We will involve him in my husbands culture and mine.
The only people who care about our union are the other people who stare, but we don't care, it is our life.
Everyone is different, every couple has problems.
I'm Australian descended from Scotland and England and Wales, he is Punjab India Sikh.
On the outset it seems like a good idea. But from people's experiences it is not all smooth sailing. Again, no marriage is smooth sailing. I think it is easier if the two races have more in comman, such as language, culture or religion. As someone else has mentioned one of the pair would have to make big sacrifices - but for how long?
I think the stigma once attached to mixed marriages has been gradually breaking down over time but who are we to say it can't work. It is up to the couple concerned to make it work or not. Yes outside influences can have a bearing on the state of marriage and I'd guess that not everyone can cope with this so good on you if you have made it work.
I'm saddened that this is even a question but saddened more that I'm not surprised that it is.
But to answer the question seeing as it has been asked I think nothing as I don't see that is has any relevance.
However as others have pointed out we do not live in a vacuum and as such the society that you live in needs to be considered especially if you plan to have children I think you should breed ( often more attractive people come from mixed race making for a prettier world) but if and when you do you need to consider the consequences to your offspring.

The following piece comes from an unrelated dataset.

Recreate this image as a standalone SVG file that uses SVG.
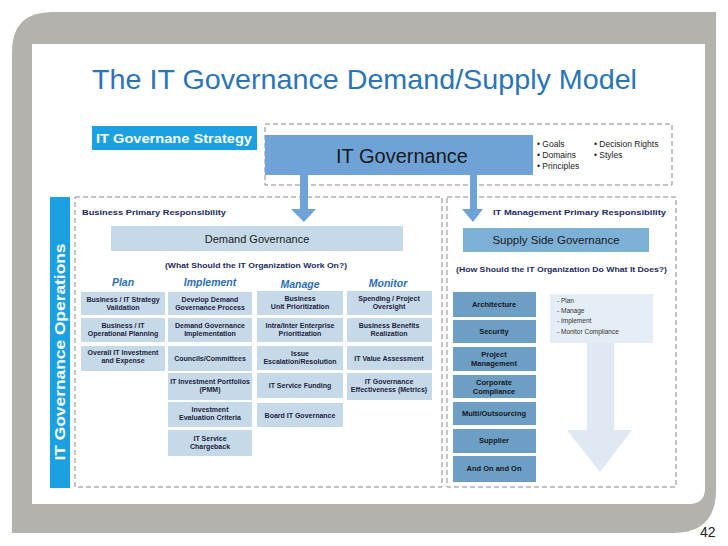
<svg xmlns="http://www.w3.org/2000/svg" width="728" height="546" viewBox="0 0 728 546">
<defs>
<style>
.bg{fill:#b4b2ac}
.dash{fill:none;stroke:#8a8a8a;stroke-width:1;stroke-dasharray:5 3}
.cell{fill:#c6d9e8}
.sup{fill:#6d9fc4}
.t{font-family:"Liberation Sans",Arial,sans-serif;font-weight:bold;font-size:7px;fill:#1d2340;text-anchor:middle}
.ts{font-family:"Liberation Sans",Arial,sans-serif;font-weight:bold;font-size:7.5px;fill:#15171c;text-anchor:middle}
.hd{font-family:"Liberation Sans",Arial,sans-serif;font-weight:bold;font-style:italic;font-size:10.5px;fill:#2a6fb3;text-anchor:middle}
.nv{font-family:"Liberation Sans",Arial,sans-serif;font-weight:bold;font-size:8px;fill:#1d2a5e}
.bul{font-family:"Liberation Sans",Arial,sans-serif;font-size:8.5px;fill:#222}
.arr{fill:#6fa3d8}
</style>
</defs>
<rect width="728" height="546" fill="#ffffff"/>
<path class="bg" d="M52,12 H716 V490 Q716,533 673,533 H12 V52 Q12,12 52,12 Z"/>
<path d="M32,44 H705 V488 Q705,504 689,504 H32 Z" fill="#ffffff"/>
<text x="92" y="89" font-family="Liberation Sans,Arial,sans-serif" font-size="28" fill="#2b74b6" textLength="545" lengthAdjust="spacingAndGlyphs">The IT Governance Demand/Supply Model</text>
<text x="700" y="537" font-family="Liberation Sans,Arial,sans-serif" font-size="14" fill="#222">42</text>

<g id="strategy-label">
<rect x="92" y="126" width="165" height="24" fill="#1ba0e2"/>
<text x="96" y="143" font-family="Liberation Sans,Arial,sans-serif" font-weight="bold" font-size="13" fill="#ffffff" textLength="156" lengthAdjust="spacingAndGlyphs">IT Governane Strategy</text>
</g>
<g id="strategy-box">
<rect class="dash" x="265" y="124" width="407" height="61"/>
</g>
<g id="it-governance">
<rect x="265" y="135" width="268" height="40" fill="#6fa3d8"/>
<text x="402" y="163" font-family="Liberation Sans,Arial,sans-serif" font-size="20" fill="#1a1a1a" text-anchor="middle">IT Governance</text>
</g>
<g id="governance-bullets">
<text class="bul" x="537" y="147">• Goals</text>
<text class="bul" x="537" y="158">• Domains</text>
<text class="bul" x="537" y="169">• Principles</text>
<text class="bul" x="594" y="147">• Decision Rights</text>
<text class="bul" x="594" y="158">• Styles</text>
</g>

<g id="operations-label">
<rect x="50" y="197" width="20" height="291" fill="#1ba0e2"/>
<text transform="translate(65,352) rotate(-90)" font-family="Liberation Sans,Arial,sans-serif" font-weight="bold" font-size="14.5" fill="#ffffff" text-anchor="middle" textLength="217" lengthAdjust="spacingAndGlyphs">IT Governance Operations</text>
</g>

<g id="business-area">
<rect class="dash" x="75" y="197" width="367" height="290"/>
<text class="nv" x="82" y="215" textLength="144" lengthAdjust="spacingAndGlyphs">Business Primary Responsibility</text>
</g>
<g id="it-mgmt-area">
<rect class="dash" x="447" y="197" width="229" height="290"/>
<text class="nv" x="493" y="215" textLength="173" lengthAdjust="spacingAndGlyphs">IT Management Primary Responsibility</text>
</g>

<g id="demand-governance">
<rect x="111" y="226" width="292" height="25" fill="#c6d9e8"/>
<text x="257" y="243" font-family="Liberation Sans,Arial,sans-serif" font-size="11" fill="#1a1a1a" text-anchor="middle">Demand Governance</text>
<text class="nv" x="165" y="268" textLength="182" lengthAdjust="spacingAndGlyphs">(What Should the IT Organization Work On?)</text>
</g>

<g id="headers">
<text class="hd" x="123" y="286">Plan</text>
<text class="hd" x="210" y="286">Implement</text>
<text class="hd" x="300" y="288">Manage</text>
<text class="hd" x="388" y="287">Monitor</text>
</g>

<g id="plan-1"><rect class="cell" x="81" y="292" width="84" height="23"/><text class="t" x="123" y="302">Business / IT Strategy</text><text class="t" x="123" y="310">Validation</text></g>
<g id="plan-2"><rect class="cell" x="81" y="318" width="84" height="24"/><text class="t" x="123" y="328">Business / IT</text><text class="t" x="123" y="336">Operational Planning</text></g>
<g id="plan-3"><rect class="cell" x="81" y="346" width="84" height="25"/><text class="t" x="123" y="355">Overall IT Investment</text><text class="t" x="123" y="363">and Expense</text></g>

<g id="impl-1"><rect class="cell" x="168" y="292" width="84" height="23"/><text class="t" x="210" y="302">Develop Demand</text><text class="t" x="210" y="310">Governance Process</text></g>
<g id="impl-2"><rect class="cell" x="168" y="318" width="84" height="24"/><text class="t" x="210" y="328">Demand Governance</text><text class="t" x="210" y="336">Implementation</text></g>
<g id="impl-3"><rect class="cell" x="168" y="346" width="84" height="25"/><text class="t" x="210" y="361">Councils/Committees</text></g>
<g id="impl-4"><rect class="cell" x="168" y="373" width="84" height="27"/><text class="t" x="210" y="384">IT Investment Portfolios</text><text class="t" x="210" y="392">(PMM)</text></g>
<g id="impl-5"><rect class="cell" x="168" y="402" width="84" height="25"/><text class="t" x="210" y="412">Investment</text><text class="t" x="210" y="420">Evaluation Criteria</text></g>
<g id="impl-6"><rect class="cell" x="168" y="430" width="84" height="26"/><text class="t" x="210" y="441">IT Service</text><text class="t" x="210" y="449">Chargeback</text></g>

<g id="manage-1"><rect class="cell" x="257" y="291" width="86" height="24"/><text class="t" x="300" y="301">Business</text><text class="t" x="300" y="309">Unit Prioritization</text></g>
<g id="manage-2"><rect class="cell" x="257" y="318" width="86" height="24"/><text class="t" x="300" y="328">Intra/Inter Enterprise</text><text class="t" x="300" y="336">Prioritization</text></g>
<g id="manage-3"><rect class="cell" x="257" y="346" width="86" height="24"/><text class="t" x="300" y="356">Issue</text><text class="t" x="300" y="364">Escalation/Resolution</text></g>
<g id="manage-4"><rect class="cell" x="257" y="373" width="86" height="25"/><text class="t" x="300" y="388">IT Service Funding</text></g>
<g id="manage-5"><rect class="cell" x="257" y="403" width="86" height="24"/><text class="t" x="300" y="418">Board IT Governance</text></g>

<g id="monitor-1"><rect class="cell" x="347" y="291" width="85" height="24"/><text class="t" x="389" y="301">Spending / Project</text><text class="t" x="389" y="309">Oversight</text></g>
<g id="monitor-2"><rect class="cell" x="347" y="318" width="85" height="24"/><text class="t" x="389" y="328">Business Benefits</text><text class="t" x="389" y="336">Realization</text></g>
<g id="monitor-3"><rect class="cell" x="347" y="346" width="85" height="24"/><text class="t" x="389" y="361">IT Value Assessment</text></g>
<g id="monitor-4"><rect class="cell" x="347" y="373" width="85" height="27"/><text class="t" x="389" y="384">IT Governance</text><text class="t" x="389" y="392">Effectiveness (Metrics)</text></g>

<g id="supply-governance">
<rect x="463" y="228" width="186" height="24" fill="#7cb0d6"/>
<text x="556" y="244" font-family="Liberation Sans,Arial,sans-serif" font-size="11.5" fill="#1a1a1a" text-anchor="middle">Supply Side Governance</text>
<text class="nv" x="456" y="272" textLength="211" lengthAdjust="spacingAndGlyphs">(How Should the IT Organization Do What It Does?)</text>
</g>

<g id="sup-1"><rect class="sup" x="453" y="292" width="83" height="25"/><text class="ts" x="494" y="307">Architecture</text></g>
<g id="sup-2"><rect class="sup" x="453" y="320" width="83" height="23"/><text class="ts" x="494" y="334">Security</text></g>
<g id="sup-3"><rect class="sup" x="453" y="347" width="83" height="24"/><text class="ts" x="494" y="357">Project</text><text class="ts" x="494" y="366">Management</text></g>
<g id="sup-4"><rect class="sup" x="453" y="375" width="83" height="23"/><text class="ts" x="494" y="385">Corporate</text><text class="ts" x="494" y="394">Compliance</text></g>
<g id="sup-5"><rect class="sup" x="453" y="402" width="83" height="23"/><text class="ts" x="494" y="416">Multi/Outsourcing</text></g>
<g id="sup-6"><rect class="sup" x="453" y="429" width="83" height="24"/><text class="ts" x="494" y="443">Supplier</text></g>
<g id="sup-7"><rect class="sup" x="453" y="456" width="83" height="26"/><text class="ts" x="494" y="471">And On and On</text></g>

<g id="supply-list">
<rect x="550" y="294" width="103" height="49" fill="#e4edf6"/>
<path d="M587,343 H614 V430 H632 L600,472 L567,430 H587 Z" fill="#dfe9f4"/>
<g font-family="Liberation Sans,Arial,sans-serif" font-size="6.5" fill="#333">
<text x="557" y="303">- Plan</text>
<text x="557" y="313">- Manage</text>
<text x="557" y="323">- Implement</text>
<text x="557" y="334">- Monitor Compliance</text>
</g>
</g>

<g id="connectors">
<path class="arr" d="M300,175 H308 V209 H316 L304,222 L291,209 H300 Z"/>
<path class="arr" d="M470,175 H477 V209 H483 L473,222 L462,209 H470 Z"/>
</g>
</svg>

I don't think about it at all. Never have. It is none of my business. We were brought up "colour blind" and knew many people of different races. We would have been in big trouble if we looked at somebody differently because of race or disability. My father fought in WW2 and I never heard him say a bad word about a German in my life. I just don't have the ability to fixate on inter-racial, age based or same sex marriages. All marriages are liable to have ups and downs and I think differing ethnicities might be the least of them.